Nvidia may have announced the RTX Spark, but the first true Nvidia CPU for the PC is coming in 2028

So Nvidia has announced the RTX Spark chip, its first CPU—or should that be APU—for the PC. Except the chip is basically a rebadge of the GB10 superchip in the DGX Spark desktop AI box that it launched in October last year. And it uses pretty ancient CPU cores licensed from Arm. So when might we see a true Nvidia CPU in the PC?

Actually, Nvidia answered that question in its Computex keynote. CEO Jensen Huang revealed a roadmap for RTX Spark stretching a further two generations and out to 2030. And here’s the really important bit: Nvidia plans to launch an RTX Spark using Nvidia’s Vera CPU in 2028.

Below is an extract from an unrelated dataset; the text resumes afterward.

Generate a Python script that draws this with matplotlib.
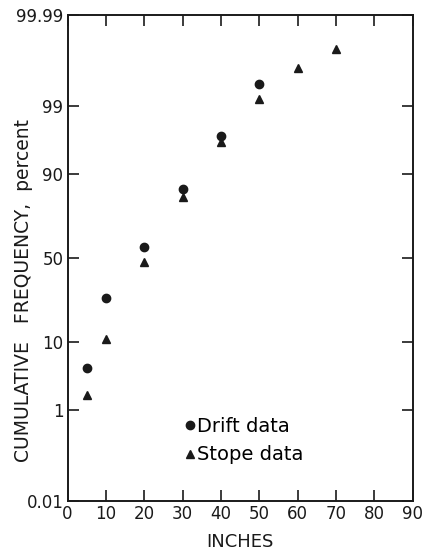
"""Cumulative frequency of drift and stope data on a probability scale."""
from statistics import NormalDist

import matplotlib
matplotlib.use("Agg")
import matplotlib.pyplot as plt
import numpy as np

# data (inches, cumulative percent)
drift_x = [5, 10, 20, 30, 40, 50]
drift_y = [4.6, 27, 57, 85.5, 96.9, 99.61]
stope_x = [5, 10, 20, 30, 40, 50, 60, 70]
stope_y = [1.8, 10.8, 47.7, 82.5, 96.2, 99.26, 99.82, 99.93]

y_ticks = [0.01, 1, 10, 50, 90, 99, 99.99]
y_labels = ["0.01", "1", "10", "50", "90", "99", "99.99"]
x_ticks = list(range(0, 100, 10))

_nd = NormalDist()
_ppf = np.vectorize(lambda v: _nd.inv_cdf(v / 100.0), otypes=[float])
_cdf = np.vectorize(lambda v: _nd.cdf(v) * 100.0, otypes=[float])


def _prob_forward(p):
    p = np.clip(np.asarray(p, dtype=float), 1e-7, 100 - 1e-7)
    return _ppf(p)


def _prob_inverse(z):
    return _cdf(np.asarray(z, dtype=float))


plt.rcParams["font.family"] = ["DejaVu Sans"]
ink = "#1a1a1a"

fig = plt.figure(figsize=(4.22, 5.52), dpi=100)
ax = fig.add_axes([0.160, 0.092, 0.818, 0.881])

ax.plot(drift_x, drift_y, "o", color=ink, ms=6, label="Drift data")
ax.plot(stope_x, stope_y, "^", color=ink, ms=6, label="Stope data")

ax.set_yscale("function", functions=(_prob_forward, _prob_inverse))
ax.set_ylim(0.01, 99.99)
ax.set_xlim(0, 90)

ax.set_yticks(y_ticks)
ax.set_yticklabels(y_labels)
ax.set_xticks(x_ticks)
ax.minorticks_off()

ax.tick_params(direction="in", length=8, width=1.2, colors=ink,
               labelsize=12, top=True, right=True, pad=3)
ax.tick_params(axis="y", labelright=False)
ax.tick_params(axis="x", labeltop=False)
for sp in ax.spines.values():
    sp.set_linewidth(1.4)
    sp.set_color(ink)

ax.set_xlabel("INCHES", fontsize=13, color=ink)
ax.xaxis.set_label_coords(0.5, -0.065)
ax.set_ylabel("CUMULATIVE   FREQUENCY,  percent", fontsize=13.5, color=ink)
ax.yaxis.set_label_coords(-0.10, 0.434)

ax.legend(loc="upper left", bbox_to_anchor=(0.315, 0.19), frameon=False,
          handlelength=0.6, handletextpad=0.05, labelspacing=0.5,
          fontsize=14, borderaxespad=0)

fig.savefig("out.png", dpi=100)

As Nvidia has already announced, Vera is the company’s first CPU with cores designed in-house. The CPU in the first generation RTX Spark has Nvidia’s Grace chiplet, which was designed in a collaboration with Mediatek and has CPU cores licensed from ARM.

What’s more, those CPU cores aren’t even Arm’s latest designs. Grace has two different Arm cores, one is a generation old, the other two generations old. But Vera is Nvidia’s first in-house CPU design using its new Olympus cores and when Nvidia initially announced it as a processor for AI servers, we hoped and wondered if those Olympus cores would ever come to the PC.

Well, now we know that they are and even when they’re coming, in 2028. Exactly how good Vera’s Olympus cores are isn’t totally clear. We’ve only just had the first third-party benchmarks, albeit with workloads somewhat dictated by Nvidia.

There it is, Vera Rubin Spark in 2028. (Image credit: Nvidia)

For what it’s worth, in the Computex keynote, Huang said Vera’s single-threaded performance “has to be world class, absolutely the best,” which obviously bodes well. Where things get more complicated is software support.

Nvidia is unsurprisingly making lots of positive noises about game support on RTX Spark. But the problem is that the next-gen Vera CPU in 2028 will inevitably be very different from the Arm-licensed cores in the first-gen RTX Spark’s Grace CPU. So, it’s not clear that any work done for the first Grace-based RTX Spark making game ports or optimising Windows’ Prism emulation layer for x86 applications running on Arm CPUs will automatically benefit the next-gen Vera CPU.

You could argue it’s a little odd that Nvidia is launching the whole RTX Spark thing with the Grace Blackwell generation. In many ways, it would seem to make more sense to wait for the Vera Rubin generation in 2028 with Nvidia’s own CPUs, which will presumably form the basis of future RTX Spark CPUs, including the Rosa Feyman generation which Huang also revealed is due in 2030.

As it is, RTX Spark is launching with some relatively ancient licensed CPU cores which will duly be dropped in favour of Nvidia’s surely far superior cores in 2028. Perhaps all this generation of RTX Spark is supposed to do is get the ball rolling in terms of relationships with hardware vendors for laptops, with Microsoft regarding x86 emulation and with game devs for porting x86 titles.